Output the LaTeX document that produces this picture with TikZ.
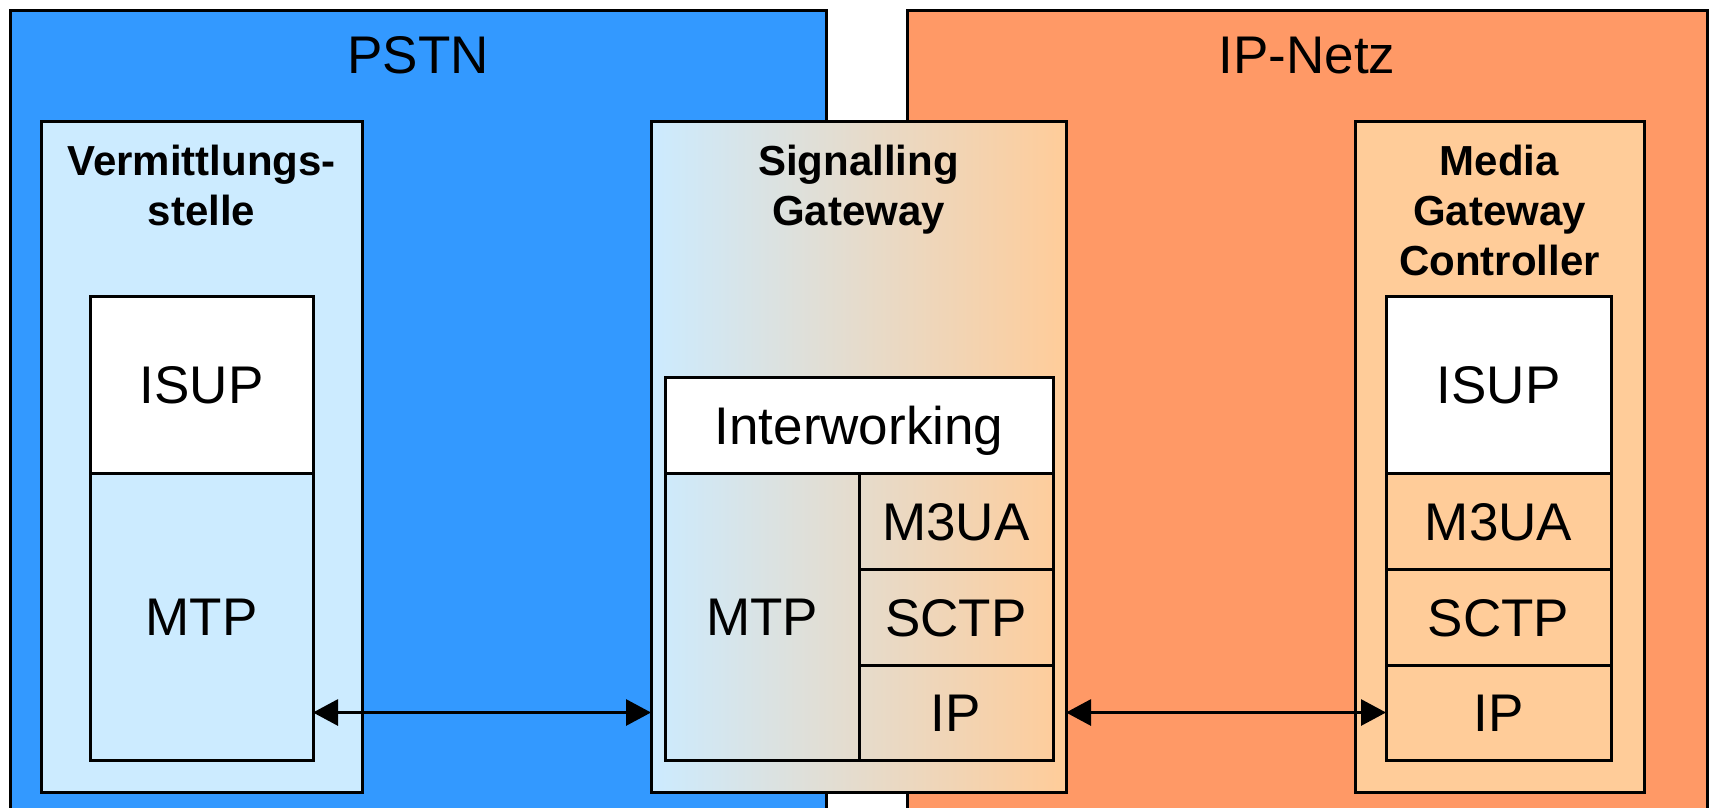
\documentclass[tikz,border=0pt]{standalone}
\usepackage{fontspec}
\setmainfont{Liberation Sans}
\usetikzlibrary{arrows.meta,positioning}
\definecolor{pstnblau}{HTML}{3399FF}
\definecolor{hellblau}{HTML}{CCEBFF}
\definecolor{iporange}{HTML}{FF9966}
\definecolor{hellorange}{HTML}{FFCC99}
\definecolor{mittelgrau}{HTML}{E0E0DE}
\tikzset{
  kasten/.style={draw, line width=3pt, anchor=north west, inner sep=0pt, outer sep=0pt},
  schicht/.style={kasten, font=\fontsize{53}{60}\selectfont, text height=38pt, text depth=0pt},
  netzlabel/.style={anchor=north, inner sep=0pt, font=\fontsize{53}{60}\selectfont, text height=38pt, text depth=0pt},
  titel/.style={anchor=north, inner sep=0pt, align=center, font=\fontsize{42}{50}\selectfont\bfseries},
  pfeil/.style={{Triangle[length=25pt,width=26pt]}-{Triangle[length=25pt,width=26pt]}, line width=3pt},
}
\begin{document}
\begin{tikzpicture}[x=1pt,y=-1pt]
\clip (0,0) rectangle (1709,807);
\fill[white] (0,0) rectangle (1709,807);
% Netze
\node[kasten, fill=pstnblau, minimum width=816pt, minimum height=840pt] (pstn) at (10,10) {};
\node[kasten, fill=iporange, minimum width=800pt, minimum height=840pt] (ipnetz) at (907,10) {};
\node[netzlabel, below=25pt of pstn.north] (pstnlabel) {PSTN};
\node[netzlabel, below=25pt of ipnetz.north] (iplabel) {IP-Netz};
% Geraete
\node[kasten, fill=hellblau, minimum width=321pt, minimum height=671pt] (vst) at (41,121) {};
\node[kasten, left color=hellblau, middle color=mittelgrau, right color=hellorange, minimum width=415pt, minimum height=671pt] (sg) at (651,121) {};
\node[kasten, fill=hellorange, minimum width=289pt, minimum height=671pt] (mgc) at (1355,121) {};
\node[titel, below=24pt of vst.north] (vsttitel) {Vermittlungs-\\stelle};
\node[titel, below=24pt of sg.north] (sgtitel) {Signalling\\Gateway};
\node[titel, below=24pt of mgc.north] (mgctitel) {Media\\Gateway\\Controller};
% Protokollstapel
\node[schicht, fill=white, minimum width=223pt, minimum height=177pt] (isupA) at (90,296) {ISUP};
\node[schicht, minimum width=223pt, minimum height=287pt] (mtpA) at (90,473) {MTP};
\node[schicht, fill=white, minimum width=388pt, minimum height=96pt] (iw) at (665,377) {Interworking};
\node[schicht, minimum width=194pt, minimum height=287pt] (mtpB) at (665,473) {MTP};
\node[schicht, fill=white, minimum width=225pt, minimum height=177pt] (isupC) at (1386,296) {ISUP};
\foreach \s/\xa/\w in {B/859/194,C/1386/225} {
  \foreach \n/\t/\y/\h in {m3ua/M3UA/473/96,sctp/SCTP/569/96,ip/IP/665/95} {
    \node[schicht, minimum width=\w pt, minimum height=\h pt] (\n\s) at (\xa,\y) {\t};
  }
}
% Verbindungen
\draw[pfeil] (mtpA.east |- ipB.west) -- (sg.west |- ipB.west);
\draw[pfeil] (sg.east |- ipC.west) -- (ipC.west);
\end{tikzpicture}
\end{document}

---

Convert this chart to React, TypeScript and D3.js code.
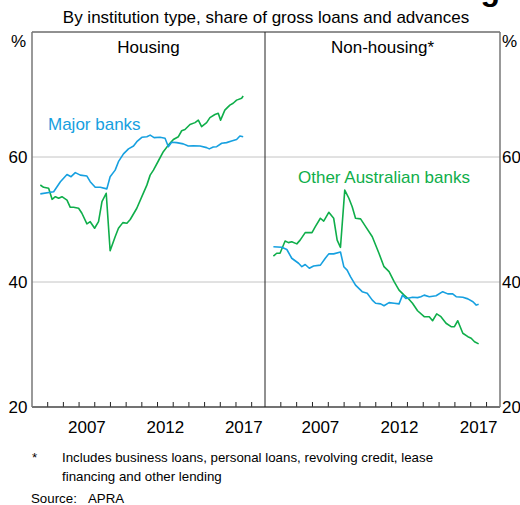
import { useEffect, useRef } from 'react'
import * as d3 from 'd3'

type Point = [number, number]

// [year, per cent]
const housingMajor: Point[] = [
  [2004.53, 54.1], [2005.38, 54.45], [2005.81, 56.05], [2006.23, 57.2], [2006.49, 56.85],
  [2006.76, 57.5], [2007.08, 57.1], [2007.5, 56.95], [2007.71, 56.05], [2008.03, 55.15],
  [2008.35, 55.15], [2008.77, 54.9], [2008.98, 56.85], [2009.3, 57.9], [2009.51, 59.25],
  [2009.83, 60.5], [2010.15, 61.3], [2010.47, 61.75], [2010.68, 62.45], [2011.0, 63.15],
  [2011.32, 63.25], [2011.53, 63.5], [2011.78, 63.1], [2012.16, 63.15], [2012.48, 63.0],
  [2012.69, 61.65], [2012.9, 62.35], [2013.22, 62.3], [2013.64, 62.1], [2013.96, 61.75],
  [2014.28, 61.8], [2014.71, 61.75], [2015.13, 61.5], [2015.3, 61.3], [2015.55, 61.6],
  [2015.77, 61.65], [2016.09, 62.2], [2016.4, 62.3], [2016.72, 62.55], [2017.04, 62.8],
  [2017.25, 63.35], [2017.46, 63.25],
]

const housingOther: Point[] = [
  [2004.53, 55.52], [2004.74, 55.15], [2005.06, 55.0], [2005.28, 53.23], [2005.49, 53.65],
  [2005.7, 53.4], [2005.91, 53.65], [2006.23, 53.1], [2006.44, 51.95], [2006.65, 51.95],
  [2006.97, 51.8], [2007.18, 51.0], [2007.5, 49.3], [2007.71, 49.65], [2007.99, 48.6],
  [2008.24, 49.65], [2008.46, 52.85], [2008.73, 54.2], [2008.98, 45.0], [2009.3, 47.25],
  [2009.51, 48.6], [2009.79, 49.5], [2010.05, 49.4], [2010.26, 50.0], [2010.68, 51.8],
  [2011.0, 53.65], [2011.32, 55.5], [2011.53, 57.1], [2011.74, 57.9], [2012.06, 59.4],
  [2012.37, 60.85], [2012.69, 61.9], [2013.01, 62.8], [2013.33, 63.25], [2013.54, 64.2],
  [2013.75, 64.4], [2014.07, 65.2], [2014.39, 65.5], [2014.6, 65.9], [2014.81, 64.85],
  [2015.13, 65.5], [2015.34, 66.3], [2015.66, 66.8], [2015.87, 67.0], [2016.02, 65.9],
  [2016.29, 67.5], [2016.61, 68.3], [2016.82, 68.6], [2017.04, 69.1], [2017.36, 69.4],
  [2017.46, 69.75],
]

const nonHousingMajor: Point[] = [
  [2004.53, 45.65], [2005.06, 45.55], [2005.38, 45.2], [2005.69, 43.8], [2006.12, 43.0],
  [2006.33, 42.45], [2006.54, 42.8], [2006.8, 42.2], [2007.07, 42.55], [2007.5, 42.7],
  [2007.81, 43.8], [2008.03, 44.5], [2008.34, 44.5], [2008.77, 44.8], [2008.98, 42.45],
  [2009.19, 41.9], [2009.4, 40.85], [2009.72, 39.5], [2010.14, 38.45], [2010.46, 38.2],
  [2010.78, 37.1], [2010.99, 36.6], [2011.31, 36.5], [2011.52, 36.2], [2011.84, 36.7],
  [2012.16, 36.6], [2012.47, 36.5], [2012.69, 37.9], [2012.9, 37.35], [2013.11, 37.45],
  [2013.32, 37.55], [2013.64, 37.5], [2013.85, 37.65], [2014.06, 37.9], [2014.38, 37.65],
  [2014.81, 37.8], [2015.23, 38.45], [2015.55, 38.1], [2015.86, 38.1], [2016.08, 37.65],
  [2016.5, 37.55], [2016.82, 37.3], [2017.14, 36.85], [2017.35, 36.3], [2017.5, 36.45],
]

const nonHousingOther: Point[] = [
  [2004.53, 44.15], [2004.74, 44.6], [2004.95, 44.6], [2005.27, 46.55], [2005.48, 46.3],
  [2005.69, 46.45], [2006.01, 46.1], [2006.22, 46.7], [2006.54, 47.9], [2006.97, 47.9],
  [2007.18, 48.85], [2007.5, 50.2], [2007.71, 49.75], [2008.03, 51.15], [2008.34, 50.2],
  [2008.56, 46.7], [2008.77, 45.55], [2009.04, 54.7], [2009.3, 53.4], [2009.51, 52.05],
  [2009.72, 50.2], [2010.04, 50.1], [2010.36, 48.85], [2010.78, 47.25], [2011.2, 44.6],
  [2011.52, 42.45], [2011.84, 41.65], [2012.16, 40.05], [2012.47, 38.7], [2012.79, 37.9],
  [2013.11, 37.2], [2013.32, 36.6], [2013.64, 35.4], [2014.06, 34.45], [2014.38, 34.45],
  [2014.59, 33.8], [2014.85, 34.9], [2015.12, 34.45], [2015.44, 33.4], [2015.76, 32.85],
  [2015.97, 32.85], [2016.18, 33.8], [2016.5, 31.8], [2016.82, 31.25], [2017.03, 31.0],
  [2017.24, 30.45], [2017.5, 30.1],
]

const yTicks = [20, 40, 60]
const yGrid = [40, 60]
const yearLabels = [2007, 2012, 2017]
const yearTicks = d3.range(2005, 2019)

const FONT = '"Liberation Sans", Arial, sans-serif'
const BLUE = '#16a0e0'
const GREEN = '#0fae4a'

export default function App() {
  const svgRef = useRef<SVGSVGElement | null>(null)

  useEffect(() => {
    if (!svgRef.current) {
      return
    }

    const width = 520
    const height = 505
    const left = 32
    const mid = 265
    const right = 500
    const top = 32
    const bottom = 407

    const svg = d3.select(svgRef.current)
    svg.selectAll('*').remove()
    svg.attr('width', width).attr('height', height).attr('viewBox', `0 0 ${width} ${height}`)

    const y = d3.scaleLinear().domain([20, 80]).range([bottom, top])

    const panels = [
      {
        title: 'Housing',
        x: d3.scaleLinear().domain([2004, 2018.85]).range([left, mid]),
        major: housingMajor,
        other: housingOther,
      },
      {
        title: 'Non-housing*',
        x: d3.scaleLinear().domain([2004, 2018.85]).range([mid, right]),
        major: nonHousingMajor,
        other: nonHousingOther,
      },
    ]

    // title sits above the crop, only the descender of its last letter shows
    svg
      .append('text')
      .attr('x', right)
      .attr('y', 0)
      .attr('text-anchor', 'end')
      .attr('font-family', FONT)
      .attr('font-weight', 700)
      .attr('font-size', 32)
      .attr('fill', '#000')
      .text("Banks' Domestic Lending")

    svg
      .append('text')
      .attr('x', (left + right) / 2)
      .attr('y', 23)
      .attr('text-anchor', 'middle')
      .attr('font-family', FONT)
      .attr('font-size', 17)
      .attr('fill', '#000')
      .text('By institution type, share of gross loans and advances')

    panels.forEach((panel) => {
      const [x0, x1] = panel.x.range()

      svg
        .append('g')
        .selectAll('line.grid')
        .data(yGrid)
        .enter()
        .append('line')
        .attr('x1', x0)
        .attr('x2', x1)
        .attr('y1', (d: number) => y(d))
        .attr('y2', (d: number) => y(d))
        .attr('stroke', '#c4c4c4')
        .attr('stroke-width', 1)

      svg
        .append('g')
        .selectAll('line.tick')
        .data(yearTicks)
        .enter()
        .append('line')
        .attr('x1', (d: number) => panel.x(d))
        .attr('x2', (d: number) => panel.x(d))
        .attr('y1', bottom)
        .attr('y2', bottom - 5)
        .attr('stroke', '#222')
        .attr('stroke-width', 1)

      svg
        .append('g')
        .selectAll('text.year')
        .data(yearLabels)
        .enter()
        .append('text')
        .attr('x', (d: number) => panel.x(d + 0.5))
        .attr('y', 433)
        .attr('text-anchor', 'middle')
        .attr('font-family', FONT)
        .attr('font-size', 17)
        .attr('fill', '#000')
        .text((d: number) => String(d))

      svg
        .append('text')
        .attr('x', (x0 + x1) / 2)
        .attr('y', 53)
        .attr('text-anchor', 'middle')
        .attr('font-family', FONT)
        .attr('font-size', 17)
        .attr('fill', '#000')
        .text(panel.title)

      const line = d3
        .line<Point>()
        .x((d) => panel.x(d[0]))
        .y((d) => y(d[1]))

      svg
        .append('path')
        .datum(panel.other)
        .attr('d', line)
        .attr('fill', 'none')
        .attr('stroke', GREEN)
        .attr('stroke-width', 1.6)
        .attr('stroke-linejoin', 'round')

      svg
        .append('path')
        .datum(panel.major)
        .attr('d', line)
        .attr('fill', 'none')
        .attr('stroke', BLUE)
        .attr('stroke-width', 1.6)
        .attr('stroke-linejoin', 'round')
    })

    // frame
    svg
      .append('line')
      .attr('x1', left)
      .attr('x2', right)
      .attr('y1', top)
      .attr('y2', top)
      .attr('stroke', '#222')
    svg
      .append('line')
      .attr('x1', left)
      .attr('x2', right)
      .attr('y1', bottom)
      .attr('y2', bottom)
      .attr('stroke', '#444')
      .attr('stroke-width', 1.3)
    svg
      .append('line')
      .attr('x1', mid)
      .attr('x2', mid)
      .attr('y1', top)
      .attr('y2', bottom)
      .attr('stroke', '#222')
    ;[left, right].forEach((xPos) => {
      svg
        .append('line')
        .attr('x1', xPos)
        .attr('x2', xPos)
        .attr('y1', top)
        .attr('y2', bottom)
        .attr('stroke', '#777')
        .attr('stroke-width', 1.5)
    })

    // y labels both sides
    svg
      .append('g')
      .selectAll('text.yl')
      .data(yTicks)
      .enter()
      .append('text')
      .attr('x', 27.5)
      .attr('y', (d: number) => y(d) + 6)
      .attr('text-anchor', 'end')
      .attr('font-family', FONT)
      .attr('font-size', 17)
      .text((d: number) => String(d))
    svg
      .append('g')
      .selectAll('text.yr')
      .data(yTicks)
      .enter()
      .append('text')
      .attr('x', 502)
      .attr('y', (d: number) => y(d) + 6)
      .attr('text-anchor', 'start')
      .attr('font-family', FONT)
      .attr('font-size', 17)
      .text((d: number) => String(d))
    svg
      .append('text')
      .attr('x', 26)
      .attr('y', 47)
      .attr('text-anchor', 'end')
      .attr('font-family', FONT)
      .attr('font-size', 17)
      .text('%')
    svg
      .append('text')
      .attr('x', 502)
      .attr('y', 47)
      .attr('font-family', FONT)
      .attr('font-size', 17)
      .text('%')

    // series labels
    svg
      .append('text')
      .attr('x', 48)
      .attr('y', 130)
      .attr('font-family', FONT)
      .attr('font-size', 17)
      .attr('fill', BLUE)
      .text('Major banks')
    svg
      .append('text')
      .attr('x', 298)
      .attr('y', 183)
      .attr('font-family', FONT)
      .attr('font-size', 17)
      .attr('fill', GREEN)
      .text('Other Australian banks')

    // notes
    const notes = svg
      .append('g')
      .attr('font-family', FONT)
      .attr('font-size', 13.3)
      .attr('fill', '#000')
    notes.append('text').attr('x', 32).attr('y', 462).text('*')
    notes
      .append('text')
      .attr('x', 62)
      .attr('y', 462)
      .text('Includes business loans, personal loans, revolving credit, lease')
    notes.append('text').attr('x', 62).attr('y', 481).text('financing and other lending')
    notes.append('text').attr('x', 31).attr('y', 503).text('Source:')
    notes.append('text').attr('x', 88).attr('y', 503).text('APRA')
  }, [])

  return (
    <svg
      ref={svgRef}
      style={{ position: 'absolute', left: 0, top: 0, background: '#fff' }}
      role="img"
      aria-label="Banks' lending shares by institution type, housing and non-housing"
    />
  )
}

■ GIVEN REQUEST ■
Gather each line that holds "this".

■ THE COMPLETED TASK ■
Output the LaTeX document that produces this picture with TikZ.
Convert this chart to React, TypeScript and D3.js code.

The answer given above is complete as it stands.